The interfaces in modern cars are, with rare exception, awful.

It’s almost absurd, really. The car is one of the most expensive things that people buy for themselves. It’s massive. It’s got a power supply that lasts for days… and yet, it’s one of the least “smart” devices in our lives. A three-year old tablet headed for the recycling bin puts the stock interface in most cars to shame.

The operating systems are slow, and often bug-riddled. If there’s a touchscreen, it’s almost certainly a crappy, low-res screen using yesteryear’s touch technology.

Worst of all, they’re dangerous. Over the last few years, touchscreens have become fairly standard in many new, mid-range lines. Which is great! The problem? Manufacturers didn’t really go about it right. Rather than seizing the opportunity to design something entirely new around touch, they just took all of the physical, oh-so-pressable buttons they once splayed across the dash and crammed them onto a touchscreen. Haptics? Sensible, spatial design? Whatever, we’ve got a touchscreen! Shiny!

As a result, actions that once required but a pinch of muscle memory (like, say, changing the station) now require you to take your eyes off the road entirely, lest you blindly jam your finger into the wrong button in that flat sea of glass.
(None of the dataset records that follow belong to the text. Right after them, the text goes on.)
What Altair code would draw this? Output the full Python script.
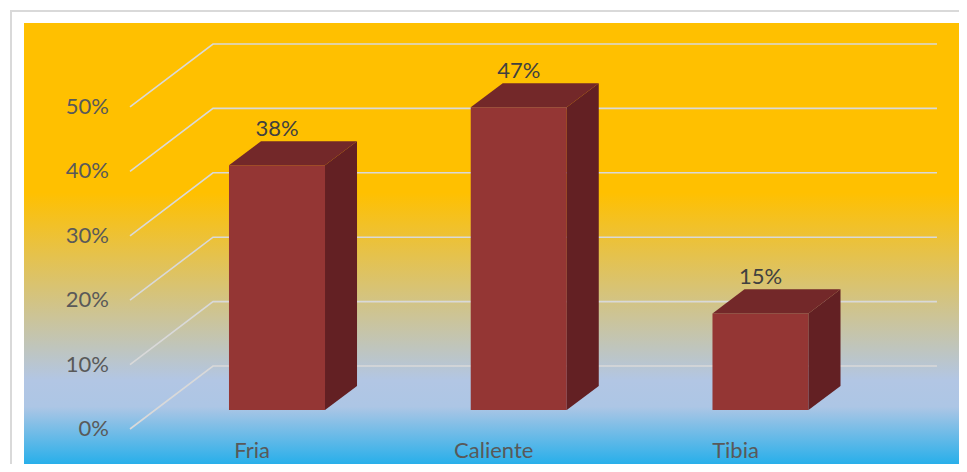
import altair as alt
import pandas as pd

# ---- data ----
categories = ["Fria", "Caliente", "Tibia"]
values = [0.38, 0.47, 0.15]
value_labels = ["38%", "47%", "15%"]
tick_values = [0.0, 0.1, 0.2, 0.3, 0.4, 0.5]
tick_labels = ["0%", "10%", "20%", "30%", "40%", "50%"]

# ---- geometry (in data units of the scales) ----
W, H = 951, 456
X_DOMAIN = [-1.1127, 2.8211]
Y_DOMAIN = [-0.05435, 0.6537]
HW = 0.1986      # half bar width
DX = 0.1324      # depth offset x
DY = 0.0373      # depth offset y
FLOOR = 0.0295   # bar front base above front plane
G_FRONT = -0.608
G_BACK = -0.2647
G_END = 2.730
G_DY = 0.0978
CAT_SHIFT = 0.1034
CAT_Y = -0.0445

xs = alt.Scale(domain=X_DOMAIN, nice=False, zero=False)
ys = alt.Scale(domain=Y_DOMAIN, nice=False, zero=False)
FONT = "Lato"
FS = 22

bars = pd.DataFrame({"name": categories, "i": list(range(len(categories))),
                     "v": values, "label": value_labels})
bars["x0"] = bars["i"] - HW
bars["x1"] = bars["i"] + HW
bars["yb"] = FLOOR
bars["yt"] = bars["v"] + FLOOR
bars["ylab"] = bars["v"] + FLOOR + DY
bars["xcat"] = bars["i"] - CAT_SHIFT
bars["ycat"] = CAT_Y

side_rows, top_rows = [], []
for rec in bars.to_dict("records"):
    side_rows.append({"name": rec["name"], "x": rec["x1"], "y": rec["yb"], "y2": rec["yt"]})
    side_rows.append({"name": rec["name"], "x": rec["x1"] + DX, "y": rec["yb"] + DY, "y2": rec["yt"] + DY})
    top_rows.append({"name": rec["name"], "y": rec["yt"], "x": rec["x0"], "x2": rec["x1"]})
    top_rows.append({"name": rec["name"], "y": rec["yt"] + DY, "x": rec["x0"] + DX, "x2": rec["x1"] + DX})
side = pd.DataFrame(side_rows)
top = pd.DataFrame(top_rows)

grid_rows = []
for t in tick_values:
    grid_rows.append({"t": t, "o": 0, "x": G_FRONT, "y": t})
    grid_rows.append({"t": t, "o": 1, "x": G_BACK, "y": t + G_DY})
    grid_rows.append({"t": t, "o": 2, "x": G_END, "y": t + G_DY})
grid = pd.DataFrame(grid_rows)

ticks = pd.DataFrame({"t": tick_values, "lab": tick_labels})

# ---- layers ----
bg = alt.Chart(alt.Data(values=[{}])).mark_rect(
    fill=alt.Gradient(
        gradient="linear", x1=0, x2=0, y1=0, y2=1,
        stops=[
            alt.GradientStop(color="#FFC000", offset=0.0),
            alt.GradientStop(color="#FFC000", offset=0.385),
            alt.GradientStop(color="#B2C6E4", offset=0.81),
            alt.GradientStop(color="#ADC6E5", offset=0.87),
            alt.GradientStop(color="#28AFEA", offset=1.0),
        ],
    )
).encode(x=alt.value(16), x2=alt.value(W), y=alt.value(15), y2=alt.value(H))

border = alt.Chart(alt.Data(values=[{}])).mark_rect(
    fill="white", fillOpacity=0, stroke="#D9D9D9", strokeWidth=2
).encode(x=alt.value(3), x2=alt.value(W + 20), y=alt.value(3), y2=alt.value(H + 20))

gridlines = alt.Chart(grid).mark_line(color="#D9D9D9", strokeWidth=1.6).encode(
    x=alt.X("x:Q", scale=xs, axis=None),
    y=alt.Y("y:Q", scale=ys, axis=None),
    detail="t:N",
    order="o:Q",
)

ylabels = alt.Chart(ticks).mark_text(
    align="right", baseline="middle", font=FONT, fontSize=FS, color="#595959"
).encode(x=alt.value(101), y=alt.Y("t:Q", scale=ys, axis=None), text="lab:N")

front = alt.Chart(bars).mark_rect(color="#943634").encode(
    x=alt.X("x0:Q", scale=xs, axis=None), x2="x1:Q",
    y=alt.Y("yb:Q", scale=ys, axis=None), y2="yt:Q",
)

side_face = alt.Chart(side).mark_area(color="#632023", orient="vertical").encode(
    x=alt.X("x:Q", scale=xs, axis=None),
    y=alt.Y("y:Q", scale=ys, axis=None), y2="y2:Q",
    detail="name:N",
)

top_face = alt.Chart(top).mark_area(color="#732829", orient="horizontal").encode(
    y=alt.Y("y:Q", scale=ys, axis=None),
    x=alt.X("x:Q", scale=xs, axis=None), x2="x2:Q",
    detail="name:N",
)

data_labels = alt.Chart(bars).mark_text(
    align="center", baseline="middle", dy=-12, font=FONT, fontSize=FS, color="#404040"
).encode(x=alt.X("i:Q", scale=xs, axis=None), y=alt.Y("ylab:Q", scale=ys, axis=None),
         text="label:N")

cat_labels = alt.Chart(bars).mark_text(
    align="center", baseline="alphabetic", font=FONT, fontSize=FS, color="#595959"
).encode(x=alt.X("xcat:Q", scale=xs, axis=None), y=alt.Y("ycat:Q", scale=ys, axis=None),
         text="name:N")

chart = alt.layer(
    bg, border, gridlines, ylabels, front, side_face, top_face, data_labels, cat_labels
).properties(
    width=W, height=H, padding=0, autosize=alt.AutoSizeParams(type="none"),
    background="white",
).configure_view(stroke=None)

chart.save("out.html", embed_options={"renderer": "svg", "actions": False})
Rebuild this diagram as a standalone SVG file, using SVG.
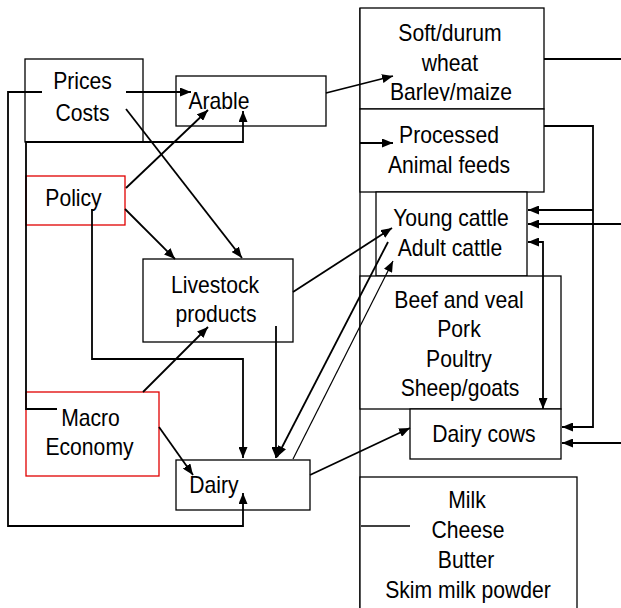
<svg xmlns="http://www.w3.org/2000/svg" width="621" height="608" viewBox="0 0 621 608">
<style>
.box{fill:#fff;stroke:#000;stroke-width:1.3}
.red{fill:#fff;stroke:#e00000;stroke-width:1.3}
.t{font-family:"Liberation Sans",Arial,sans-serif;font-size:23px;text-anchor:middle;fill:#000}
.c{fill:none;stroke:#000;stroke-width:1.8}
.thin{fill:none;stroke:#000;stroke-width:1.2}
.ln{fill:none;stroke:#000;stroke-width:1.3}
</style>
<defs>
<marker id="ah" markerUnits="userSpaceOnUse" markerWidth="11" markerHeight="9" refX="11" refY="4.5" orient="auto-start-reverse"><path d="M0,0 L11,4.5 L0,9 z" fill="#000"/></marker>
<clipPath id="softclip"><rect x="360" y="8" width="184" height="93"/></clipPath>
</defs>
<rect width="621" height="608" fill="#fff"/>
<g id="column-frame"><path class="ln" d="M360,8 V608"/></g>
<g id="soft-wheat">
<rect class="box" x="360" y="8" width="184" height="101"/>
<g clip-path="url(#softclip)">
<text class="t" transform="translate(450 0) scale(.92 1)" y="41">Soft/durum</text>
<text class="t" transform="translate(450 0) scale(.92 1)" y="71">wheat</text>
<text class="t" transform="translate(451 0) scale(.92 1)" y="100.5">Barley/maize</text>
</g>
</g>
<g id="processed-feeds">
<rect class="box" x="360" y="109" width="184" height="83"/>
<text class="t" transform="translate(449 0) scale(.92 1)" y="143">Processed</text>
<text class="t" transform="translate(449 0) scale(.92 1)" y="173">Animal feeds</text>
</g>
<g id="cattle">
<rect class="box" x="376" y="192" width="151" height="84"/>
<text class="t" transform="translate(451 0) scale(.92 1)" y="226">Young cattle</text>
<text class="t" transform="translate(450 0) scale(.92 1)" y="256">Adult cattle</text>
</g>
<g id="meats">
<rect class="box" x="360" y="276" width="201" height="133"/>
<text class="t" transform="translate(459 0) scale(.92 1)" y="308">Beef and veal</text>
<text class="t" transform="translate(459 0) scale(.92 1)" y="337">Pork</text>
<text class="t" transform="translate(459 0) scale(.92 1)" y="367">Poultry</text>
<text class="t" transform="translate(460 0) scale(.92 1)" y="396">Sheep/goats</text>
</g>
<g id="dairy-cows">
<rect class="box" x="410" y="409" width="151" height="50"/>
<text class="t" transform="translate(484 0) scale(.92 1)" y="442">Dairy cows</text>
</g>
<g id="milk-products">
<rect class="box" x="360" y="477" width="217" height="140"/>
<text class="t" transform="translate(467 0) scale(.92 1)" y="508">Milk</text>
<text class="t" transform="translate(468 0) scale(.92 1)" y="538">Cheese</text>
<text class="t" transform="translate(466 0) scale(.92 1)" y="568">Butter</text>
<text class="t" transform="translate(468 0) scale(.92 1)" y="598">Skim milk powder</text>
</g>
<g id="prices-costs">
<rect class="box" x="25" y="59" width="118" height="83"/>
<text class="t" transform="translate(82.5 0) scale(.92 1)" y="89">Prices</text>
<text class="t" transform="translate(82.5 0) scale(.92 1)" y="121">Costs</text>
</g>
<g id="arable">
<rect class="box" x="176" y="76" width="150" height="50"/>
<text class="t" transform="translate(219 0) scale(.92 1)" y="109">Arable</text>
</g>
<g id="policy">
<rect class="red" x="26" y="176" width="99" height="49"/>
<text class="t" transform="translate(73.5 0) scale(.92 1)" y="206">Policy</text>
</g>
<g id="livestock-products">
<rect class="box" x="143" y="259" width="150" height="83"/>
<text class="t" transform="translate(215 0) scale(.92 1)" y="293">Livestock</text>
<text class="t" transform="translate(216 0) scale(.92 1)" y="322">products</text>
</g>
<g id="macro-economy">
<rect class="red" x="26" y="392" width="133" height="84"/>
<text class="t" transform="translate(90.5 0) scale(.92 1)" y="426">Macro</text>
<text class="t" transform="translate(89.5 0) scale(.92 1)" y="455">Economy</text>
</g>
<g id="dairy">
<rect class="box" x="176" y="460" width="134" height="50"/>
<text class="t" transform="translate(214 0) scale(.92 1)" y="493">Dairy</text>
</g>
<g id="connectors">
<path class="c" d="M126,92 H191" marker-end="url(#ah)"/>
<path class="c" d="M42,92 H8 V526 H243 V493" marker-end="url(#ah)"/>
<path class="c" d="M57,409 H26 V142 H243 V111" marker-end="url(#ah)"/>
<path class="c" d="M126,188 L208,110" marker-end="url(#ah)"/>
<path class="c" d="M126,109 L242,258" marker-end="url(#ah)"/>
<path class="c" d="M125,209 L175,259" marker-end="url(#ah)"/>
<path class="c" d="M92,209 V359 H243 V458" marker-end="url(#ah)"/>
<path class="c" d="M143,392 L208,327" marker-end="url(#ah)"/>
<path class="c" d="M159,427 L193,475" marker-end="url(#ah)"/>
<path class="c" d="M276,326 V458" marker-end="url(#ah)"/>
<path class="c" d="M293,292 L392,228" marker-end="url(#ah)"/>
<path class="c" d="M388,242 L277,457" marker-end="url(#ah)" stroke-width="2.2"/>
<path class="thin" d="M293,459 L393,261" marker-end="url(#ah)"/>
<path class="c" d="M310,475 L410,428" marker-end="url(#ah)"/>
<path class="c" d="M326,93 L393,76" marker-end="url(#ah)"/>
<path class="c" d="M360,143 H393" marker-end="url(#ah)"/>
<path class="c" d="M544,59 H621"/>
<path class="c" d="M544,126 H593 V427 H562" marker-end="url(#ah)"/>
<path class="c" d="M593,210 H528" marker-end="url(#ah)"/>
<path class="c" d="M621,224 H528" marker-end="url(#ah)"/>
<path class="c" d="M621,443 H562" marker-end="url(#ah)"/>
<path class="c" d="M528,242 H543 V409" marker-start="url(#ah)" marker-end="url(#ah)"/>
<path class="ln" d="M361,526 H410"/>
</g>
</svg>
Voice control is a strong contender here — perhaps more so than in any other space, really. But that’s yet another place where cars are lagging. As Google’s voice recognition approaches an almost terrifyingly accurate level, I’m still finding myself angrily shouting at my 2014 model car while it fails to figure out which of six possible commands I’m saying.

Thankfully, both Apple and Google have realized the massive space to be won here, and are actively working to take the manufacturers and their terrible design work out of the mix. It won’t happen overnight — but in just a few years, interacting with our cars should be a whole lot less awful.

In the meantime, let us all drool over this just-posted concept video by Matthaeus Krenn, whose LinkedIn profile lists his last job as being a product designer at Cue — the team behind the titular Cue personal assistant app that was acquired by Apple back in October.

Is it perfect? No. Amongst other things, it requires users to learn and memorize how to control an interface, rather than working in a way that they can discover naturally. Is three fingers A/C control or audio source control?

But we need more of this. We need more smart people thinking about how we interact with our cars, especially as touchscreens become more and more common. When we’re steering what is essentially a 2-ton metal missile down the street, skipping to the next song shouldn’t be a dangerous decision.